1 Technical Field
This disclosure relates generally to an engine starting apparatus equipped with an engine firing-up detector which works to detect the fact that an engine has been fired up.
2 Background Art
There is known a technique of using a value of the speed of an engine or electric current in an electric motor installed in an engine starter as a reference value for determining whether the engine has been started by the engine starter and fired up or not. Specifically, such a system is, as illustrated in FIG. 4, designed to determine that the engine has been fired up (a) when the speed of the engine reaches a given value (e.g., 600 rpm) and (b) when the value of electric current in the engine starter has dropped to a value (i.e., about a no-load current) smaller than a variable range of current consumed by the engine starter in cranking the engine. For example, Japanese Patent Application No. 4108920 teaches the above type of system.

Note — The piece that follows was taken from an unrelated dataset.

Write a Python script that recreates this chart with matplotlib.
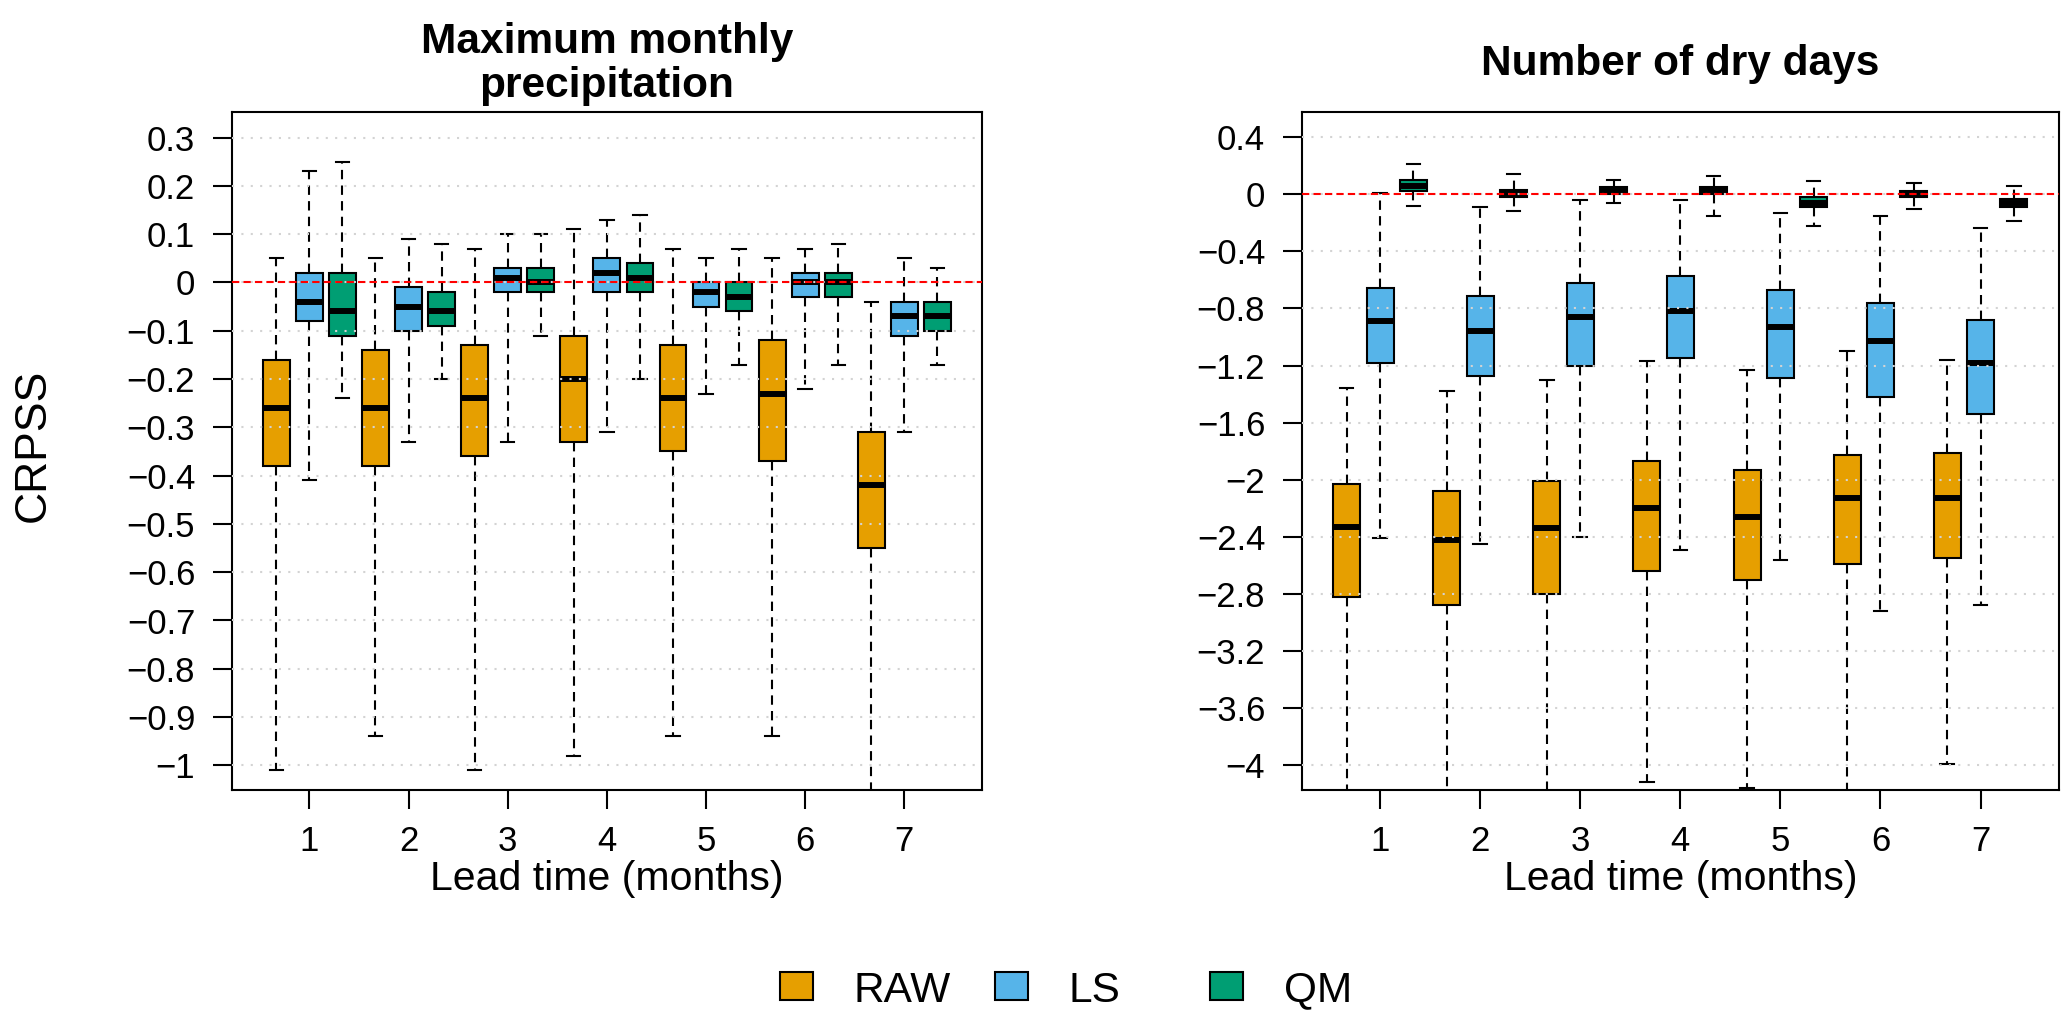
import numpy as np
import matplotlib
matplotlib.use("Agg")
import matplotlib.pyplot as plt
from matplotlib.patches import Rectangle
from matplotlib.ticker import FuncFormatter

plt.rcParams['font.family'] = ['Liberation Sans', 'DejaVu Sans']

leads = [1, 2, 3, 4, 5, 6, 7]
methods = ['RAW', 'LS', 'QM']
colors = ['#E69F00', '#56B4E9', '#009E73']

# Maximum monthly precipitation: box stats per lead time
prec_raw_hi = [0.05, 0.05, 0.07, 0.11, 0.07, 0.05, -0.04]
prec_raw_q3 = [-0.16, -0.14, -0.13, -0.11, -0.13, -0.12, -0.31]
prec_raw_med = [-0.26, -0.26, -0.24, -0.20, -0.24, -0.23, -0.42]
prec_raw_q1 = [-0.38, -0.38, -0.36, -0.33, -0.35, -0.37, -0.55]
prec_raw_lo = [-1.01, -0.94, -1.01, -0.98, -0.94, -0.94, -1.15]

prec_ls_hi = [0.23, 0.09, 0.10, 0.13, 0.05, 0.07, 0.05]
prec_ls_q3 = [0.02, -0.01, 0.03, 0.05, 0.00, 0.02, -0.04]
prec_ls_med = [-0.04, -0.05, 0.01, 0.02, -0.02, 0.00, -0.07]
prec_ls_q1 = [-0.08, -0.10, -0.02, -0.02, -0.05, -0.03, -0.11]
prec_ls_lo = [-0.41, -0.33, -0.33, -0.31, -0.23, -0.22, -0.31]

prec_qm_hi = [0.25, 0.08, 0.10, 0.14, 0.07, 0.08, 0.03]
prec_qm_q3 = [0.02, -0.02, 0.03, 0.04, 0.00, 0.02, -0.04]
prec_qm_med = [-0.06, -0.06, 0.00, 0.01, -0.03, 0.00, -0.07]
prec_qm_q1 = [-0.11, -0.09, -0.02, -0.02, -0.06, -0.03, -0.10]
prec_qm_lo = [-0.24, -0.20, -0.11, -0.20, -0.17, -0.17, -0.17]

# Number of dry days
dry_raw_hi = [-1.36, -1.38, -1.30, -1.17, -1.23, -1.10, -1.16]
dry_raw_q3 = [-2.03, -2.08, -2.01, -1.87, -1.93, -1.83, -1.81]
dry_raw_med = [-2.33, -2.42, -2.34, -2.20, -2.26, -2.13, -2.13]
dry_raw_q1 = [-2.82, -2.88, -2.80, -2.64, -2.70, -2.59, -2.55]
dry_raw_lo = [-4.30, -4.30, -4.25, -4.12, -4.16, -4.30, -3.99]

dry_ls_hi = [0.01, -0.09, -0.04, -0.04, -0.13, -0.15, -0.24]
dry_ls_q3 = [-0.66, -0.71, -0.62, -0.57, -0.67, -0.76, -0.88]
dry_ls_med = [-0.89, -0.96, -0.86, -0.82, -0.93, -1.03, -1.18]
dry_ls_q1 = [-1.18, -1.27, -1.20, -1.15, -1.29, -1.42, -1.54]
dry_ls_lo = [-2.41, -2.45, -2.40, -2.49, -2.56, -2.92, -2.88]

dry_qm_hi = [0.21, 0.14, 0.10, 0.13, 0.09, 0.08, 0.06]
dry_qm_q3 = [0.10, 0.03, 0.05, 0.05, -0.02, 0.02, -0.03]
dry_qm_med = [0.06, 0.00, 0.025, 0.03, -0.06, 0.00, -0.06]
dry_qm_q1 = [0.02, -0.02, 0.00, 0.00, -0.09, -0.02, -0.09]
dry_qm_lo = [-0.08, -0.12, -0.06, -0.15, -0.22, -0.10, -0.19]

prec = [
    (prec_raw_lo, prec_raw_q1, prec_raw_med, prec_raw_q3, prec_raw_hi),
    (prec_ls_lo, prec_ls_q1, prec_ls_med, prec_ls_q3, prec_ls_hi),
    (prec_qm_lo, prec_qm_q1, prec_qm_med, prec_qm_q3, prec_qm_hi),
]
dry = [
    (dry_raw_lo, dry_raw_q1, dry_raw_med, dry_raw_q3, dry_raw_hi),
    (dry_ls_lo, dry_ls_q1, dry_ls_med, dry_ls_q3, dry_ls_hi),
    (dry_qm_lo, dry_qm_q1, dry_qm_med, dry_qm_q3, dry_qm_hi),
]


def fmt(v, _):
    if abs(v) < 1e-9:
        return '0'
    return ('%g' % v).replace('-', '\u2212')


def panel(ax, groups, ylim, yticks):
    offsets = [-1 / 3, 0, 1 / 3]
    for (lo, q1, med, q3, hi), off, c in zip(groups, offsets, colors):
        stats = [dict(whislo=a, q1=b, med=m, q3=d, whishi=e, fliers=[])
                 for a, b, m, d, e in zip(lo, q1, med, q3, hi)]
        ax.bxp(stats, positions=np.array(leads) + off, widths=0.27,
               capwidths=0.135, patch_artist=True, showfliers=False,
               manage_ticks=False,
               boxprops=dict(facecolor=c, edgecolor='black', linewidth=1.5),
               medianprops=dict(color='black', linewidth=4.3, solid_capstyle='butt'),
               whiskerprops=dict(color='black', linewidth=1.5, linestyle=(0, (4.5, 3))),
               capprops=dict(color='black', linewidth=1.5))
    ax.axhline(0, color='red', linestyle=(0, (3.5, 2)), linewidth=1.5, zorder=3)
    ax.set_xlim(0.22, 7.78)
    ax.set_ylim(*ylim)
    ax.set_xticks(leads)
    ax.set_xticklabels([str(l) for l in leads])
    ax.set_yticks(yticks)
    ax.yaxis.set_major_formatter(FuncFormatter(fmt))
    ax.set_axisbelow(False)
    ax.yaxis.grid(True, color='#D3D3D3', linestyle=(0, (1, 3.5)), linewidth=1.5)
    ax.tick_params(axis='both', length=13.5, width=1.5, labelsize=25)
    ax.tick_params(axis='x', pad=12)
    ax.tick_params(axis='y', pad=13)
    for s in ax.spines.values():
        s.set_linewidth(1.5)
    ax.set_xlabel('Lead time (months)', fontsize=29.5, va='baseline')
    ax.xaxis.set_label_coords(0.5, -(890 - 790) / 678)


W, H = 2067, 1021
fig = plt.figure(figsize=(W / 100, H / 100), dpi=100)
bottom = 1 - 790 / H
height = 678 / H
ax1 = fig.add_axes([232 / W, bottom, 749.7 / W, height])
ax2 = fig.add_axes([1302 / W, bottom, 756.6 / W, height])

panel(ax1, prec, (-1.051, 0.353), np.round(np.arange(-1.0, 0.31, 0.1), 1))
panel(ax2, dry, (-4.173, 0.576), np.round(np.arange(-4.0, 0.41, 0.4), 1))

# titles
fig.text((232 + 981.7) / 2 / W, 1 - 53.3 / H, 'Maximum monthly', ha='center',
         va='baseline', fontsize=30.5, fontweight='bold')
fig.text((232 + 981.7) / 2 / W, 1 - 97.3 / H, 'precipitation', ha='center',
         va='baseline', fontsize=30.5, fontweight='bold')
fig.text((1302 + 2058.6) / 2 / W, 1 - 75 / H, 'Number of dry days', ha='center',
         va='baseline', fontsize=30.5, fontweight='bold')

fig.text(33 / W, 1 - 445 / H, 'CRPSS', rotation=90, ha='center', va='center',
         fontsize=32)

# legend along the bottom
for i, (name, c) in enumerate(zip(methods, colors)):
    x0 = 780 + i * 214.8
    fig.add_artist(Rectangle((x0 / W, 1 - 1000 / H), 33 / W, 28 / H,
                             facecolor=c, edgecolor='black', linewidth=1.5,
                             transform=fig.transFigure))
    fig.text((x0 + 74) / W, 1 - 1001.7 / H, name, ha='left', va='baseline',
             fontsize=30.5)

fig.savefig('out.png', dpi=100)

Pinion kick starters designed to kick out a pinion gear into mesh with a ring gear to start the engine usually generate tooth hammering noise between the pinion and the ring gear which arises from a variation in torque during cranking of the engine. In the case of use of such pinion kick starters in automotive vehicles equipped with an idle-stop system (also called an automatic engine stop and restart system), the tooth hammering noise will occur when the engine is restarted, which gives vehicle operators an uncomfortable feeling. In order to alleviate this problem, it is necessary to de-energize the starter as soon as possible after the engine is fired up to move the pinion out of engagement with the ring gear.
Shortening the time needed to restart the engine requires increasing the speed at which the starter cranks the engine to as high as possible.
Use of high speed starters to reduce the time required to restart the engine, however, encounters a difficulty in accurately determining the firing up of the engine by means of the above conditions (a) and (b). The high speed starters, as referred to herein, are starters which are capable of making the circumferential speed of the pinion continue to follow that of the ring gear of the engine at least until start of the third compression stoke of the engine after the engine completes the second compression stroke or in which the speed of cracking the engine will exceed 600 rmp. “The circumferential speed of the pinion continues to follow that of the ring gear” means that torque, as produced by an electric motor of the starter, continues to be exerted by the pinion on the ring gear during cranking of the engine, for example, at least until the start of the third compression stroke of the engine.
The use of the above high speed starters may cause the cranking speed to reach an engine speed which may be used as a reference value at which typical engines are determined as having been fired up. It is, therefore, difficult to determine whether the fact that the reference value is reached results from the firing up of the engine or is caused by the aid of rotation from the starter not the firing up of the engine.
The no-load speed of typical starters usually increases up to a maximum of 350 rpm to 450 rpm, while the no-load speed of the high speed starters increases up to as high as an idle speed of the engine, thus causing the current flowing in the starter motor after the engine is fired up to have a varying waveform similar to that appearing during the cranking of the engine without converging on a constant level. It is, therefore, impossible to determine the firing-up of the engine accurately based on the above condition (b) using the value of current in the starter motor.